» DATA PROVIDED
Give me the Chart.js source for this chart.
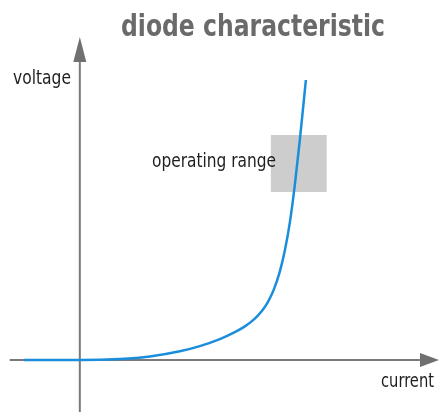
<!DOCTYPE html>
<html>
<head>
<meta charset="utf-8">
<script src="https://cdn.jsdelivr.net/npm/chart.js@4/dist/chart.umd.min.js"></script>
<style>
  html, body { margin: 0; padding: 0; background: #fff; }
  #wrap { width: 439px; height: 412px; }
</style>
</head>
<body>
<div id="wrap"><canvas id="diodeChart" width="439" height="412"></canvas></div>
<script>
// curve samples: current (x) vs voltage (y)
const currentVals = [-0.98, 0, 0.702, 1.228, 1.754, 2.105, 2.456, 2.719, 2.895, 3.070, 3.193, 3.298, 3.404, 3.509, 3.596, 3.684, 3.772, 3.860, 3.965];
const voltageVals = [0, 0, 0.010, 0.035, 0.087, 0.139, 0.209, 0.278, 0.336, 0.414, 0.489, 0.579, 0.706, 0.886, 1.094, 1.376, 1.754, 2.206, 2.80];

// operating range box
const rangeCurrent = [3.35, 4.33];
const rangeVoltage = [1.68, 2.25];

const titleText = "diode characteristic";
const yAxisLabel = "voltage";
const xAxisLabel = "current";
const rangeLabel = "operating range";

const points = currentVals.map((c, i) => ({ x: c, y: voltageVals[i] }));

// gray operating box, drawn under the curve
const rangeBox = {
  id: "rangeBox",
  beforeDatasetsDraw(chart) {
    const { ctx, scales: { x, y } } = chart;
    const x0 = x.getPixelForValue(rangeCurrent[0]);
    const x1 = x.getPixelForValue(rangeCurrent[1]);
    const y0 = y.getPixelForValue(rangeVoltage[1]);
    const y1 = y.getPixelForValue(rangeVoltage[0]);
    ctx.save();
    ctx.fillStyle = "#cdcdcd";
    ctx.fillRect(x0, y0, x1 - x0, y1 - y0);
    ctx.restore();
  }
};

// arrowed axes through the origin
const arrowAxes = {
  id: "arrowAxes",
  beforeDatasetsDraw(chart) {
    const { ctx, scales: { x, y } } = chart;
    const ox = x.getPixelForValue(0);
    const oy = y.getPixelForValue(0);
    const xLeft = x.getPixelForValue(-1.23);
    const xTip = x.getPixelForValue(6.3);
    const yBottom = y.getPixelForValue(-0.52);
    const yTip = y.getPixelForValue(3.23);
    ctx.save();
    ctx.strokeStyle = "#7a7a7a";
    ctx.fillStyle = "#707070";
    ctx.lineWidth = 2;
    ctx.beginPath();
    ctx.moveTo(xLeft, oy);
    ctx.lineTo(xTip - 16, oy);
    ctx.moveTo(ox, yBottom);
    ctx.lineTo(ox, yTip + 20);
    ctx.stroke();
    ctx.beginPath();
    ctx.moveTo(xTip, oy);
    ctx.lineTo(xTip - 19, oy - 7);
    ctx.lineTo(xTip - 19, oy + 7);
    ctx.closePath();
    ctx.moveTo(ox, yTip);
    ctx.lineTo(ox - 6.5, yTip + 25);
    ctx.lineTo(ox + 6.5, yTip + 25);
    ctx.closePath();
    ctx.fill();
    ctx.restore();
  },
  afterDraw(chart) {
    const { ctx } = chart;
    ctx.save();
    ctx.textBaseline = "alphabetic";
    ctx.textAlign = "left";
    ctx.fillStyle = "#6a6a6a";
    ctx.font = "bold 30px 'DejaVu Sans Condensed', 'Liberation Sans Narrow', sans-serif";
    ctx.fillText(titleText, 121, 36, 264);
    ctx.fillStyle = "#1e1e1e";
    ctx.font = "20px 'DejaVu Sans Condensed', 'Liberation Sans Narrow', sans-serif";
    ctx.fillText(yAxisLabel, 13, 84, 58);
    ctx.fillText(xAxisLabel, 381, 387, 53);
    ctx.font = "19px 'DejaVu Sans Condensed', 'Liberation Sans Narrow', sans-serif";
    ctx.fillText(rangeLabel, 152, 167, 124);
    ctx.restore();
  }
};

new Chart(document.getElementById("diodeChart").getContext("2d"), {
  type: "scatter",
  data: {
    datasets: [{
      label: "diode",
      data: points,
      showLine: true,
      borderColor: "#1a8ddc",
      borderWidth: 2.5,
      pointRadius: 0,
      cubicInterpolationMode: "monotone",
      fill: false
    }]
  },
  options: {
    responsive: false,
    animation: false,
    layout: { padding: 0 },
    plugins: { legend: { display: false }, tooltip: { enabled: false } },
    scales: {
      x: { type: "linear", display: false, min: -1.4, max: 6.3 },
      y: { type: "linear", display: false, min: -0.52, max: 3.6 }
    }
  },
  plugins: [rangeBox, arrowAxes]
});
</script>
</body>
</html>
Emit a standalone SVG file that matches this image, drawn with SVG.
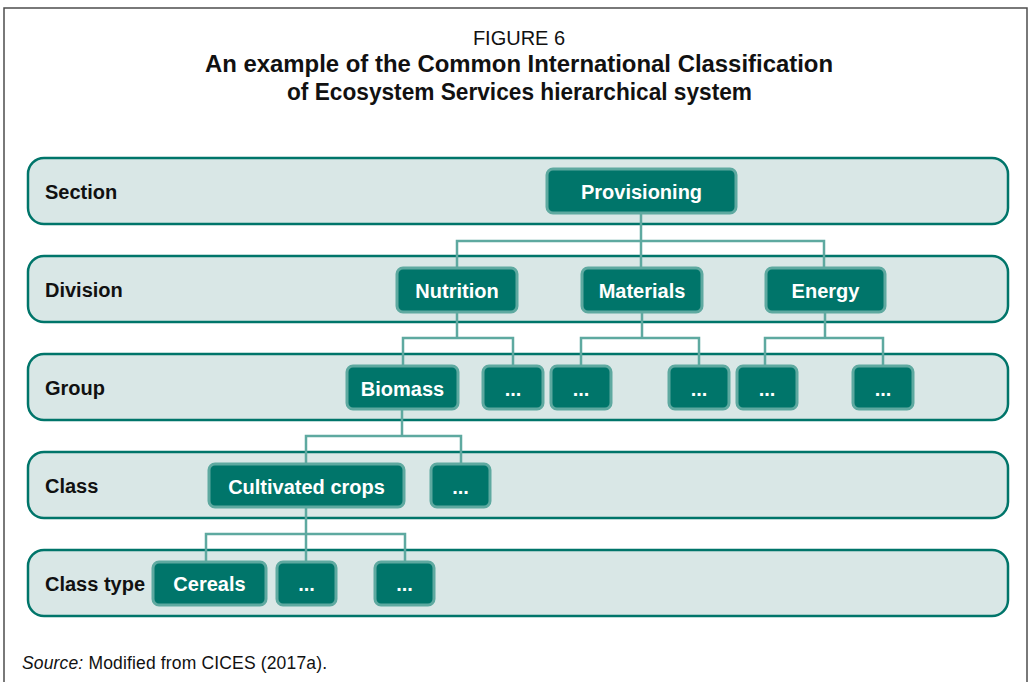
<svg xmlns="http://www.w3.org/2000/svg" width="1030" height="682" viewBox="0 0 1030 682">
<style>
.frame{fill:none;stroke:#4d4d4d;stroke-width:1.5}
.band{fill:#d9e7e6;stroke:#00756a;stroke-width:2.5}
.node{fill:#00756a;stroke:#5ea9a0;stroke-width:3}
.lbl{font-family:"Liberation Sans",Arial,sans-serif;font-weight:bold;font-size:20px;fill:#111}
.nt{font-family:"Liberation Sans",Arial,sans-serif;font-weight:bold;font-size:20px;fill:#fff;text-anchor:middle}
.conn{fill:none;stroke:#5ea9a0;stroke-width:2.5}
.t1{font-family:"Liberation Sans",Arial,sans-serif;font-size:20px;fill:#111;text-anchor:middle}
.t2{font-family:"Liberation Sans",Arial,sans-serif;font-weight:bold;font-size:23px;fill:#111;text-anchor:middle}
.src{font-family:"Liberation Sans",Arial,sans-serif;font-size:17.5px;fill:#111}
</style>
<path class="frame" d="M4,682 V8 H1027 V682"/>
<g id="title">
<text class="t1" x="519" y="45">FIGURE 6</text>
<text class="t2" x="519" y="72" textLength="628" lengthAdjust="spacingAndGlyphs">An example of the Common International Classification</text>
<text class="t2" x="519.5" y="100" textLength="465" lengthAdjust="spacingAndGlyphs">of Ecosystem Services hierarchical system</text>
</g>
<g id="bands">
<g id="band-section"><rect class="band" x="28" y="158" width="980" height="66" rx="16"/><text class="lbl" x="45" y="199">Section</text></g>
<g id="band-division"><rect class="band" x="28" y="256" width="980" height="66" rx="16"/><text class="lbl" x="45" y="297">Division</text></g>
<g id="band-group"><rect class="band" x="28" y="354" width="980" height="66" rx="16"/><text class="lbl" x="45" y="395">Group</text></g>
<g id="band-class"><rect class="band" x="28" y="452" width="980" height="66" rx="16"/><text class="lbl" x="45" y="493">Class</text></g>
<g id="band-classtype"><rect class="band" x="28" y="550" width="980" height="66" rx="16"/><text class="lbl" x="45" y="591">Class type</text></g>
</g>
<g id="connectors">
<path class="conn" d="M641,213 V241 M457,267 V241 H824 V267 M641,241 V267"/>
<path class="conn" d="M457,312 V338 M403,366 V338 H513 V366"/>
<path class="conn" d="M642,312 V338 M581,366 V338 H699 V366"/>
<path class="conn" d="M825,312 V338 M765,366 V338 H883 V366"/>
<path class="conn" d="M402,409 V436 M306,464 V436 H461 V464"/>
<path class="conn" d="M306,507 V534 M206,562 V534 H405 V562 M306,534 V562"/>
</g>
<g id="node-provisioning"><rect class="node" x="547" y="169" width="189" height="44" rx="6"/><text class="nt" x="641.5" y="199">Provisioning</text></g>
<g id="node-nutrition"><rect class="node" x="397" y="268" width="120" height="44" rx="6"/><text class="nt" x="457" y="298">Nutrition</text></g>
<g id="node-materials"><rect class="node" x="582" y="268" width="120" height="44" rx="6"/><text class="nt" x="642" y="298">Materials</text></g>
<g id="node-energy"><rect class="node" x="766" y="268" width="119" height="44" rx="6"/><text class="nt" x="825.5" y="298">Energy</text></g>
<g id="node-biomass"><rect class="node" x="347" y="366" width="111" height="43" rx="6"/><text class="nt" x="402.5" y="396">Biomass</text></g>
<g id="node-g2"><rect class="node" x="483" y="366" width="60" height="43" rx="6"/><text class="nt" x="513" y="396">...</text></g>
<g id="node-g3"><rect class="node" x="551" y="366" width="60" height="43" rx="6"/><text class="nt" x="581" y="396">...</text></g>
<g id="node-g4"><rect class="node" x="669" y="366" width="60" height="43" rx="6"/><text class="nt" x="699" y="396">...</text></g>
<g id="node-g5"><rect class="node" x="737" y="366" width="60" height="43" rx="6"/><text class="nt" x="767" y="396">...</text></g>
<g id="node-g6"><rect class="node" x="853" y="366" width="60" height="43" rx="6"/><text class="nt" x="883" y="396">...</text></g>
<g id="node-cultivated"><rect class="node" x="209" y="464" width="195" height="43" rx="6"/><text class="nt" x="306.5" y="494">Cultivated crops</text></g>
<g id="node-c2"><rect class="node" x="431" y="464" width="59" height="43" rx="6"/><text class="nt" x="460.5" y="494">...</text></g>
<g id="node-cereals"><rect class="node" x="153" y="562" width="113" height="43" rx="6"/><text class="nt" x="209.5" y="591">Cereals</text></g>
<g id="node-ct2"><rect class="node" x="277" y="562" width="59" height="43" rx="6"/><text class="nt" x="306.5" y="591">...</text></g>
<g id="node-ct3"><rect class="node" x="375" y="562" width="59" height="43" rx="6"/><text class="nt" x="404.5" y="591">...</text></g>
<text class="src" x="22" y="669" textLength="305" lengthAdjust="spacing"><tspan font-style="italic">Source:</tspan> Modified from CICES (2017a).</text>
</svg>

» TASK PROMPT
Repeat exactly the lines from the start of the entries down to the line with "1.754, 2.206, 2.80];", keeping both ends but none of the pictures.

» PROBLEM SOLUTION
Give me the Chart.js source for this chart.
<!DOCTYPE html>
<html>
<head>
<meta charset="utf-8">
<script src="https://cdn.jsdelivr.net/npm/chart.js@4/dist/chart.umd.min.js"></script>
<style>
  html, body { margin: 0; padding: 0; background: #fff; }
  #wrap { width: 439px; height: 412px; }
</style>
</head>
<body>
<div id="wrap"><canvas id="diodeChart" width="439" height="412"></canvas></div>
<script>
// curve samples: current (x) vs voltage (y)
const currentVals = [-0.98, 0, 0.702, 1.228, 1.754, 2.105, 2.456, 2.719, 2.895, 3.070, 3.193, 3.298, 3.404, 3.509, 3.596, 3.684, 3.772, 3.860, 3.965];
const voltageVals = [0, 0, 0.010, 0.035, 0.087, 0.139, 0.209, 0.278, 0.336, 0.414, 0.489, 0.579, 0.706, 0.886, 1.094, 1.376, 1.754, 2.206, 2.80];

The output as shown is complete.